People are having longer life expectancy, food is becoming more available than ever, planes and automobiles travel faster than many horses combined, and we can communicate with each other even when on opposite sides of the planet!

But there is a difficult aspect to these advanced technologies that we are having is that, because they are advanced, scholars and practitioners of a technical domain quite often lose touch with the fundamentals. This usually happens when the barrier of entry for a field drops, and therefore welcome people from other domains that are struggling with their domain's job shortage to make a career switch.

This series of events, combined with the power of the internet, born many pieces of advice, tutorials, and bootcamps that target such desire to move into a field quickly. This has made the way for the highest level techniques and tools are be introduced widely over the Internet, setting the trend to serve the swarming amount of requests for such resources. Those large numbers of requests exist because, at the end of the day, those advanced concepts are what the recruiters are looking for in those job listings.

This post is not about critiquing this flooding event of tutorials and advice, which encourages one to jump into the most practical toolings and techniques at the start of one's academic journey or career. Understanding the most practical things that are being used in one's targeted industry can be a big help in getting those lists from recruiters checked, but some difficulties arise when applying this strategy. All of the difficulties derive from the high-level abstraction of these advanced technical solutions.

High-level abstractions #

Advanced techniques and tools for performing technical works arrive to solve fundamental problems.

Understanding how to perform advanced techniques first thing is equal to leaving everything that built such techniques out of mind. This creates a distance between the learner and the concepts that they are trying to learn. Higher-level tools improve by adding onto existing layers of solutions to the problems that lower-level tools have solved, therefore more and more the higher level the tool is, the more distant it is separated from the original concepts.

By skipping the fundamental concepts, one will have a hard time understanding the reason why things are the way they are in higher-level tools or practices. This error may lead to misuse of techniques or tools at the lightest, or malfunctioning products when the blunders are serious. Layers of abstractions are there to ease the development period when we already know what is going on, not to persuade us to forget the reasons why those abstractions are made in the first place.

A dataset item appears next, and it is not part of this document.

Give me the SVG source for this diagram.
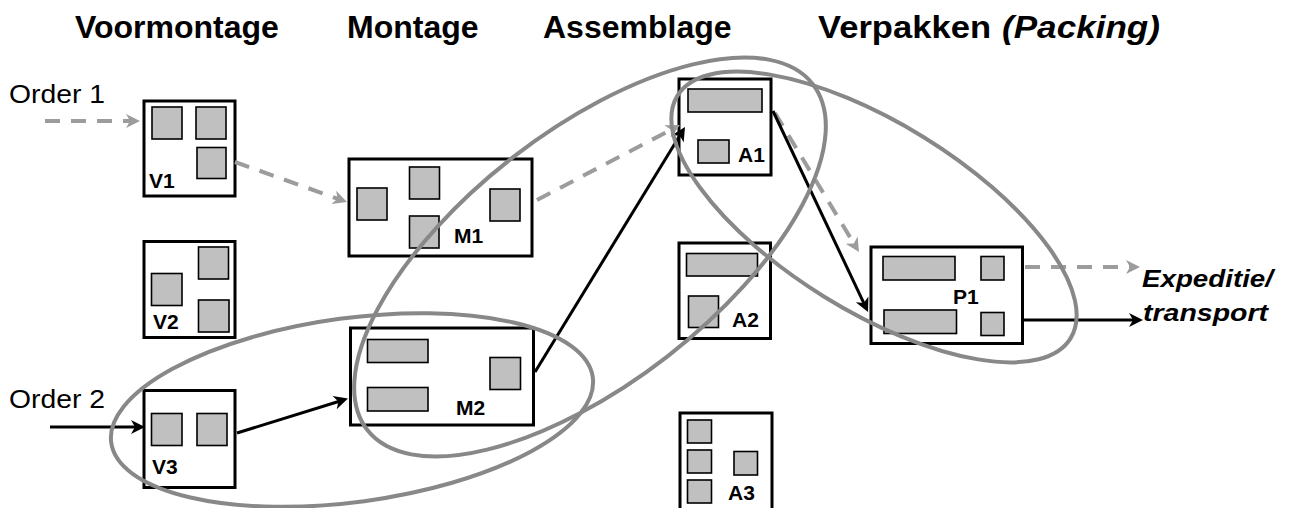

Best practices exist because many people faced similar problems in the past. Those people then came up with a general method to fix those problems. You sure can fix the same problems differently, and the community will benefit tremendously if the method you came up with is more efficient than current best practices, but often that takes long hours and deep knowledge about such problems. Layers of abstractions behave the same here.

Learning from the fundamentals #

I believe that the fastest way to advance quickly in a technical field is to build your knowledge base from the fundamentals (I think it should be the same for non-technical fields as well, but since I'm a software developer, my experiences are mostly in the technical realms). Grow your knowledge like how trees grow. Roots first, then base, then branches, leaves. Understanding the concepts closer to the roots and base will give you the base for abstractions in the higher part of the tree to latch on and live in your metaphoric tree. Without the root and base, branches and leaves will have nothing to latch onto, and will fall off the tree and then die.

Understanding the fundamentals helps you understand higher-level abstractions quickly and, therefore move on fast. Missing the fundamentals, and we will be stuck trying to wrap our heads around the reasoning of the concepts we learn. This both hinders our ability to understand fully new concepts and our ability to combine them with our previous knowledge.

Learning from the fundamentals gives us not only a deeper understanding of the things we learn, it also gives us more time than starting straight from the higher level concepts.